Later in the week, Harding and a top Republican on the Energy and Technology Committee, Sen. Ryan Fazio, R-Greenwich, said there are “several concerning aspects” of S.B. 1560 and that they would not support the bill in its current form.
Specifically, Fazio said that Fonfara’s proposed Connecticut Energy Procurement Authority would have overlapping duties with existing state agencies. He also said a proposed fund administered by that authority to adopt smart metering technology and other infrastructure upgrades would result in the creation of what he called a “mini public benefits charge” that would still appear on electric bills.
Still, Harding and Fazio said they welcomed Fonfara’s efforts to address the issue.
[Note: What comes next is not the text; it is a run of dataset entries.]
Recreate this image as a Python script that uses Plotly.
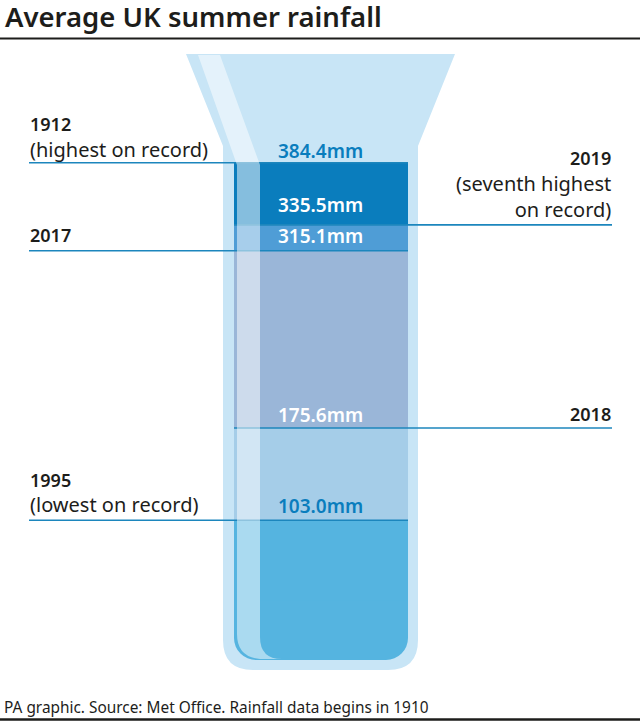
import plotly.graph_objects as pl

W = 640
H = 722

# rainfall levels in mm, lowest first
levels = [103.0, 175.6, 315.1, 335.5, 384.4]
level_labels = ['103.0mm', '175.6mm', '315.1mm', '335.5mm', '384.4mm']
# colour of the band that ends at each level, the first one is below 103.0
band_colors = ['#55b4e0', '#a5cde8', '#9ab6d8', '#4f9dd6', '#0a7dbd']

years = ['1995', '2018', '2017', '2019', '1912']
notes = ['(lowest on record)', '', '', '(seventh highest<br>on record)', '(highest on record)']

# axis scale: mm to pixels
px_per_mm = 1.27
zero_px = 651
floor_mm = (zero_px - 660) / px_per_mm


def px_x(x):
    return x / W


def px_y(y):
    return 1 - y / H


fig = pl.Figure()

# water bands, plotly rounds both ends of the bottom bar so its top gets covered
fig.add_trace(pl.Bar(x=[321], y=[levels[0] - floor_mm], base=[floor_mm], width=[174],
                     marker=dict(color=band_colors[0], cornerradius=22, line=dict(width=0)),
                     hoverinfo='skip', showlegend=False))
fig.add_trace(pl.Bar(x=[321], y=[levels[0] - 40], base=[40], width=[174],
                     marker=dict(color=band_colors[0], line=dict(width=0)),
                     hoverinfo='skip', showlegend=False))
for n in range(1, len(levels)):
    fig.add_trace(pl.Bar(x=[321], y=[levels[n] - levels[n-1]], base=[levels[n-1]], width=[174],
                         marker=dict(color=band_colors[n], line=dict(width=0)),
                         hoverinfo='skip', showlegend=False))

# the leader lines, left ones run over the tube, right ones start at the water
left_line = [29, 408]
right_line = [234, 612]
sides = ['left', 'right', 'left', 'right', 'left']
for n in range(0, len(levels)):
    xs = left_line if sides[n] == 'left' else right_line
    fig.add_trace(pl.Scatter(x=xs, y=[levels[n], levels[n]], mode='lines',
                             line=dict(color='#1c86bd', width=1.6),
                             hoverinfo='skip', showlegend=False))

# funnel and tube behind the water
tube = ('M 186,54 L 455,54 L 418,146 L 418,640 Q 418,670 388,670 L 253,670 '
        'Q 223,670 223,640 L 223,146 Z')
# white shine down the left side
shine = ('M 198,55 L 220,55 L 260,165 L 260,637 Q 260,659 282,659 L 260,659 '
         'Q 237,657 237,634 L 237,165 Z')


def to_paper(d):
    out = []
    for part in d.split(' '):
        if ',' in part:
            a, b = part.split(',')
            out.append('%.5f,%.5f' % (px_x(float(a)), px_y(float(b))))
        else:
            out.append(part)
    return ' '.join(out)


shapes = [
    dict(type='path', xref='paper', yref='paper', path=to_paper(tube),
         fillcolor='#c8e5f6', line=dict(width=0), layer='below'),
    dict(type='path', xref='paper', yref='paper', path=to_paper(shine),
         fillcolor='rgba(255,255,255,0.5)', line=dict(width=0), layer='above'),
    dict(type='line', xref='paper', yref='paper', x0=0, x1=1, y0=px_y(38.5), y1=px_y(38.5),
         line=dict(color='#1d1d1b', width=2)),
    dict(type='line', xref='paper', yref='paper', x0=0, x1=1, y0=px_y(719.5), y1=px_y(719.5),
         line=dict(color='#1d1d1b', width=2.5)),
]

FONT = 'Noto Sans'
annotations = []


def add_text(text, x, y, size, color='#1d1d1b', anchor='left', weight=400):
    annotations.append(dict(text=text, xref='paper', yref='paper', x=px_x(x), y=px_y(y),
                            xanchor=anchor, yanchor='middle', showarrow=False, align=anchor,
                            font=dict(family=FONT, size=size, color=color, weight=weight)))


add_text('PA graphic. Source: Met Office. Rainfall data begins in 1910', 2, 707, 15.4)

# value labels
label_y = [506, 415, 236, 205, 151]
label_colors = ['#0a7dbd', '#ffffff', '#ffffff', '#ffffff', '#0a7dbd']
for n in range(0, len(levels)):
    add_text(level_labels[n], 320, label_y[n], 19, color=label_colors[n], anchor='center', weight=600)

# year labels
year_y = [480, 414, 235, 158, 124]
note_y = [504, 0, 0, 196, 149]
for n in range(0, len(years)):
    if sides[n] == 'left':
        add_text(years[n], 28, year_y[n], 18, weight=600)
        if notes[n]:
            add_text(notes[n], 28, note_y[n], 20)
    else:
        add_text(years[n], 613, year_y[n], 18, anchor='right', weight=600)
        if notes[n]:
            add_text(notes[n], 613, note_y[n], 20, anchor='right')

fig.update_layout(
    title=dict(text='Average UK summer rainfall', x=px_x(5), y=px_y(17), xref='container', yref='container',
               xanchor='left', yanchor='middle', pad=dict(l=0, r=0, t=0, b=0),
               font=dict(family=FONT, size=27.5, color='#1d1d1b', weight=600)),
    width=W, height=H, margin=dict(l=0, r=0, t=0, b=0),
    paper_bgcolor='white', plot_bgcolor='rgba(0,0,0,0)',
    barmode='overlay', showlegend=False,
    shapes=shapes, annotations=annotations,
    xaxis=dict(range=[0, W], visible=False, fixedrange=True),
    yaxis=dict(range=[(zero_px - H) / px_per_mm, zero_px / px_per_mm], visible=False, fixedrange=True),
)

# the page body margin would push the figure off the window
fig.write_html('out.html', config=dict(displayModeBar=False),
               post_script="document.body.style.margin='0';")
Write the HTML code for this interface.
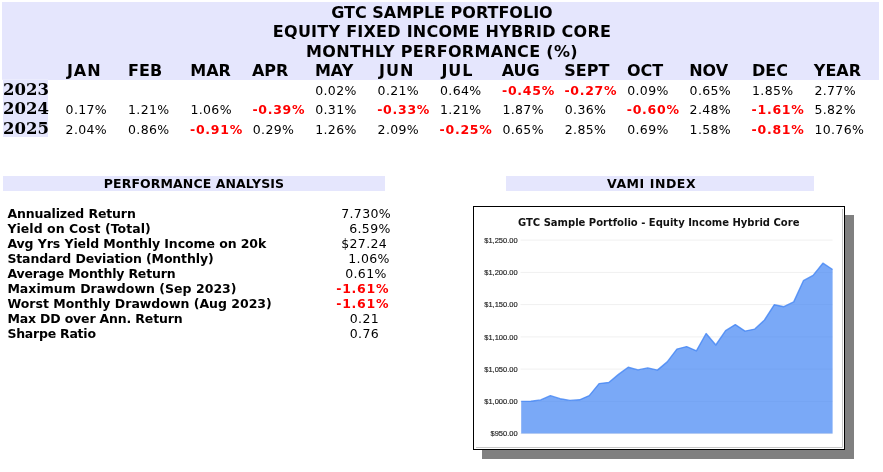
<!DOCTYPE html>
<html><head><meta charset="utf-8"><title>GTC Sample Portfolio</title>
<style>
html,body{margin:0;padding:0;background:#fff;}
body{width:883px;height:472px;position:relative;overflow:hidden;font-family:"DejaVu Sans","Liberation Sans",sans-serif;color:#000;}
.a{position:absolute;white-space:nowrap;line-height:1;}
.bg{position:absolute;background:#e5e6fd;}
.t{font-weight:bold;font-size:16px;text-align:center;left:2px;width:880px;}
.m{font-weight:bold;font-size:16px;}
.y{font-family:"DejaVu Serif","Liberation Serif",serif;font-weight:bold;font-size:16.2px;transform:scaleX(1.02);transform-origin:0 0;}
.d{font-size:12.5px;letter-spacing:0.36px;}
.r{font-size:12.5px;font-weight:bold;color:#ff0000;letter-spacing:0.72px;}
.l{font-size:12.5px;font-weight:bold;}
svg text{font-family:"Liberation Sans",sans-serif;}
</style></head><body>

<div class="bg" style="left:2px;top:2px;width:877px;height:78px"></div>
<div class="bg" style="left:2px;top:79px;width:46px;height:1px;background:#ebecfd"></div>
<div class="bg" style="left:3px;top:80px;width:45px;height:57px"></div>
<div class="bg" style="left:3px;top:176px;width:382px;height:15px"></div>
<div class="bg" style="left:506px;top:176px;width:308px;height:15px"></div>
<div class="a t" style="left:2.0px;top:5px;">GTC SAMPLE PORTFOLIO</div>
<div class="a t" style="left:2.0px;top:24px;letter-spacing:0.25px;">EQUITY FIXED INCOME HYBRID CORE</div>
<div class="a t" style="left:2.0px;top:44px;letter-spacing:0.32px;">MONTHLY PERFORMANCE (%)</div>
<div class="a m" style="left:66.9px;top:63px;letter-spacing:1px;">JAN</div>
<div class="a m" style="left:128.1px;top:63px;">FEB</div>
<div class="a m" style="left:190.3px;top:63px;">MAR</div>
<div class="a m" style="left:251.9px;top:63px;">APR</div>
<div class="a m" style="left:314.9px;top:63px;">MAY</div>
<div class="a m" style="left:379.1px;top:63px;letter-spacing:1px;">JUN</div>
<div class="a m" style="left:441.4px;top:63px;letter-spacing:1px;">JUL</div>
<div class="a m" style="left:501.7px;top:63px;">AUG</div>
<div class="a m" style="left:564.3px;top:63px;">SEPT</div>
<div class="a m" style="left:627.0px;top:63px;">OCT</div>
<div class="a m" style="left:689.2px;top:63px;">NOV</div>
<div class="a m" style="left:752.0px;top:63px;">DEC</div>
<div class="a m" style="left:813.8px;top:63px;">YEAR</div>
<div class="a y" style="left:3.3px;top:82px;">2023</div>
<div class="a d" style="left:315.2px;top:85px;">0.02%</div>
<div class="a d" style="left:377.6px;top:85px;">0.21%</div>
<div class="a d" style="left:440.0px;top:85px;">0.64%</div>
<div class="a r" style="left:502.0px;top:85px;">-0.45%</div>
<div class="a r" style="left:564.4px;top:85px;">-0.27%</div>
<div class="a d" style="left:627.2px;top:85px;">0.09%</div>
<div class="a d" style="left:689.6px;top:85px;">0.65%</div>
<div class="a d" style="left:752.0px;top:85px;">1.85%</div>
<div class="a d" style="left:814.4px;top:85px;">2.77%</div>
<div class="a y" style="left:3.3px;top:101px;">2024</div>
<div class="a d" style="left:65.6px;top:104px;">0.17%</div>
<div class="a d" style="left:128.0px;top:104px;">1.21%</div>
<div class="a d" style="left:190.4px;top:104px;">1.06%</div>
<div class="a r" style="left:252.4px;top:104px;">-0.39%</div>
<div class="a d" style="left:315.2px;top:104px;">0.31%</div>
<div class="a r" style="left:377.2px;top:104px;">-0.33%</div>
<div class="a d" style="left:440.0px;top:104px;">1.21%</div>
<div class="a d" style="left:502.4px;top:104px;">1.87%</div>
<div class="a d" style="left:564.8px;top:104px;">0.36%</div>
<div class="a r" style="left:626.8px;top:104px;">-0.60%</div>
<div class="a d" style="left:689.6px;top:104px;">2.48%</div>
<div class="a r" style="left:751.6px;top:104px;">-1.61%</div>
<div class="a d" style="left:814.4px;top:104px;">5.82%</div>
<div class="a y" style="left:3.3px;top:121px;">2025</div>
<div class="a d" style="left:65.6px;top:124px;">2.04%</div>
<div class="a d" style="left:128.0px;top:124px;">0.86%</div>
<div class="a r" style="left:190.0px;top:124px;">-0.91%</div>
<div class="a d" style="left:252.8px;top:124px;">0.29%</div>
<div class="a d" style="left:315.2px;top:124px;">1.26%</div>
<div class="a d" style="left:377.6px;top:124px;">2.09%</div>
<div class="a r" style="left:439.6px;top:124px;">-0.25%</div>
<div class="a d" style="left:502.4px;top:124px;">0.65%</div>
<div class="a d" style="left:564.8px;top:124px;">2.85%</div>
<div class="a d" style="left:627.2px;top:124px;">0.69%</div>
<div class="a d" style="left:689.6px;top:124px;">1.58%</div>
<div class="a r" style="left:751.6px;top:124px;">-0.81%</div>
<div class="a d" style="left:814.4px;top:124px;">10.76%</div>
<div class="a l" style="left:103.8px;top:178px;letter-spacing:0.1px;">PERFORMANCE ANALYSIS</div>
<div class="a l" style="left:607.0px;top:178px;letter-spacing:0.55px;">VAMI INDEX</div>
<div class="a l" style="left:7.4px;top:208px;letter-spacing:-0.13px;">Annualized Return</div>
<div class="a d" style="left:341.2px;top:208px;">7.730%</div>
<div class="a l" style="left:7.4px;top:223px;letter-spacing:0.055px;">Yield on Cost (Total)</div>
<div class="a d" style="left:349.2px;top:223px;">6.59%</div>
<div class="a l" style="left:7.4px;top:238px;letter-spacing:-0.08px;">Avg Yrs Yield Monthly Income on 20k</div>
<div class="a d" style="left:341.2px;top:238px;">$27.24</div>
<div class="a l" style="left:7.4px;top:253px;letter-spacing:-0.126px;">Standard Deviation (Monthly)</div>
<div class="a d" style="left:348.3px;top:253px;">1.06%</div>
<div class="a l" style="left:7.4px;top:268px;letter-spacing:-0.176px;">Average Monthly Return</div>
<div class="a d" style="left:345.2px;top:268px;">0.61%</div>
<div class="a l" style="left:7.4px;top:283px;letter-spacing:0.03px;">Maximum Drawdown (Sep 2023)</div>
<div class="a r" style="left:336.3px;top:283px;">-1.61%</div>
<div class="a l" style="left:7.4px;top:298px;letter-spacing:0px;">Worst Monthly Drawdown (Aug 2023)</div>
<div class="a r" style="left:336.3px;top:298px;">-1.61%</div>
<div class="a l" style="left:7.4px;top:313px;letter-spacing:-0.16px;">Max DD over Ann. Return</div>
<div class="a d" style="left:349.8px;top:313px;">0.21</div>
<div class="a l" style="left:7.4px;top:328px;letter-spacing:-0.236px;">Sharpe Ratio</div>
<div class="a d" style="left:349.8px;top:328px;">0.76</div>
<svg class="a" style="left:0;top:0" width="883" height="472" viewBox="0 0 883 472">
<rect x="482" y="215" width="372" height="244" fill="#808080"/>
<rect x="473.5" y="206.5" width="371" height="243" fill="#fff" stroke="#000" stroke-width="1"/>
<path d="M842.5 209V447.5H476" fill="none" stroke="#c8c8c8" stroke-width="1"/>
<line x1="520.5" x2="832.6" y1="240.1" y2="240.1" stroke="#f0f0f0" stroke-width="1"/>
<line x1="520.5" x2="832.6" y1="272.4" y2="272.4" stroke="#f0f0f0" stroke-width="1"/>
<line x1="520.5" x2="832.6" y1="304.6" y2="304.6" stroke="#f0f0f0" stroke-width="1"/>
<line x1="520.5" x2="832.6" y1="336.9" y2="336.9" stroke="#f0f0f0" stroke-width="1"/>
<line x1="520.5" x2="832.6" y1="369.1" y2="369.1" stroke="#f0f0f0" stroke-width="1"/>
<line x1="520.5" x2="832.6" y1="401.4" y2="401.4" stroke="#f0f0f0" stroke-width="1"/>
<line x1="520.5" x2="832.6" y1="433.6" y2="433.6" stroke="#f0f0f0" stroke-width="1"/>
<text x="517.6" y="242.9" font-size="7.5" text-anchor="end" fill="#222" stroke="#222" stroke-width="0.15">$1,250.00</text>
<text x="517.6" y="275.2" font-size="7.5" text-anchor="end" fill="#222" stroke="#222" stroke-width="0.15">$1,200.00</text>
<text x="517.6" y="307.4" font-size="7.5" text-anchor="end" fill="#222" stroke="#222" stroke-width="0.15">$1,150.00</text>
<text x="517.6" y="339.7" font-size="7.5" text-anchor="end" fill="#222" stroke="#222" stroke-width="0.15">$1,100.00</text>
<text x="517.6" y="371.9" font-size="7.5" text-anchor="end" fill="#222" stroke="#222" stroke-width="0.15">$1,050.00</text>
<text x="517.6" y="404.2" font-size="7.5" text-anchor="end" fill="#222" stroke="#222" stroke-width="0.15">$1,000.00</text>
<text x="517.6" y="436.4" font-size="7.5" text-anchor="end" fill="#222" stroke="#222" stroke-width="0.15">$950.00</text>
<polygon points="521.2,433.6 521.2,401.4 530.9,401.2 540.7,399.9 550.4,395.7 560.1,398.7 569.9,400.4 579.6,399.8 589.3,395.6 599.1,383.6 608.8,382.5 618.5,374.4 628.2,367.3 638.0,369.9 647.7,367.9 657.4,370.1 667.2,361.9 676.9,349.1 686.6,346.6 696.4,350.8 706.1,333.5 715.8,345.0 725.6,330.7 735.3,324.6 745.0,331.1 754.8,329.1 764.5,320.0 774.2,304.8 783.9,306.7 793.7,301.9 803.4,280.7 813.1,275.4 822.9,263.2 832.6,269.5 832.6,433.6" fill="#4285f4" fill-opacity="0.7"/>
<polyline points="521.2,401.4 530.9,401.2 540.7,399.9 550.4,395.7 560.1,398.7 569.9,400.4 579.6,399.8 589.3,395.6 599.1,383.6 608.8,382.5 618.5,374.4 628.2,367.3 638.0,369.9 647.7,367.9 657.4,370.1 667.2,361.9 676.9,349.1 686.6,346.6 696.4,350.8 706.1,333.5 715.8,345.0 725.6,330.7 735.3,324.6 745.0,331.1 754.8,329.1 764.5,320.0 774.2,304.8 783.9,306.7 793.7,301.9 803.4,280.7 813.1,275.4 822.9,263.2 832.6,269.5" fill="none" stroke="#4285f4" stroke-opacity="0.8" stroke-width="1.4" stroke-linejoin="round"/>
<text x="658.7" y="225.8" font-size="10" font-weight="bold" text-anchor="middle" fill="#111" style="font-family:'DejaVu Sans','Liberation Sans',sans-serif">GTC Sample Portfolio - Equity Income Hybrid Core</text>
</svg>
</body></html>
Harding said he, too, was concerned with the creation of the new quasi-public authority, which he said he sees as a potential landing ground for Fonfara amid the scrutiny into the senator’s bid to obtain a seat on PURA. “It is quite suspect,” he said.
Tom Swan, the executive director of Connecticut Citizen Action Group, called Fonfara’s promises to save residents money “horribly dishonest,” and he said he thinks the legislation raises several “ethical red flags,” given the senator’s business ventures in the energy industry.
“There is absolutely no trust for Sen. Fonfara to be playing a role in this,” Swan said.
Fonfara told reporters on Wednesday that he has no interest in serving on the new authority. He did not respond to additional requests for comment about the legislation this week.
A third bill addressing electric prices, drafted by members of the Government Administration and Elections Committee last month, would have prohibited Eversource and United Illuminating from owning both electric and gas utilities, and it imposed new qualification requirements for members of PURA’s board. Ritter, the House speaker, said this week he does not expect that legislation to move forward.
“That was not rightfully raised, and it will crumble,” Ritter said.
But with respect to the other two bills, Ritter said both have the potential to produce worthwhile ideas. “I think you have two major pieces of energy legislation: S.B. 4 and Sen. Fonfara’s bill,” he said. “My thing would be, let’s put them all together and get a great bill.”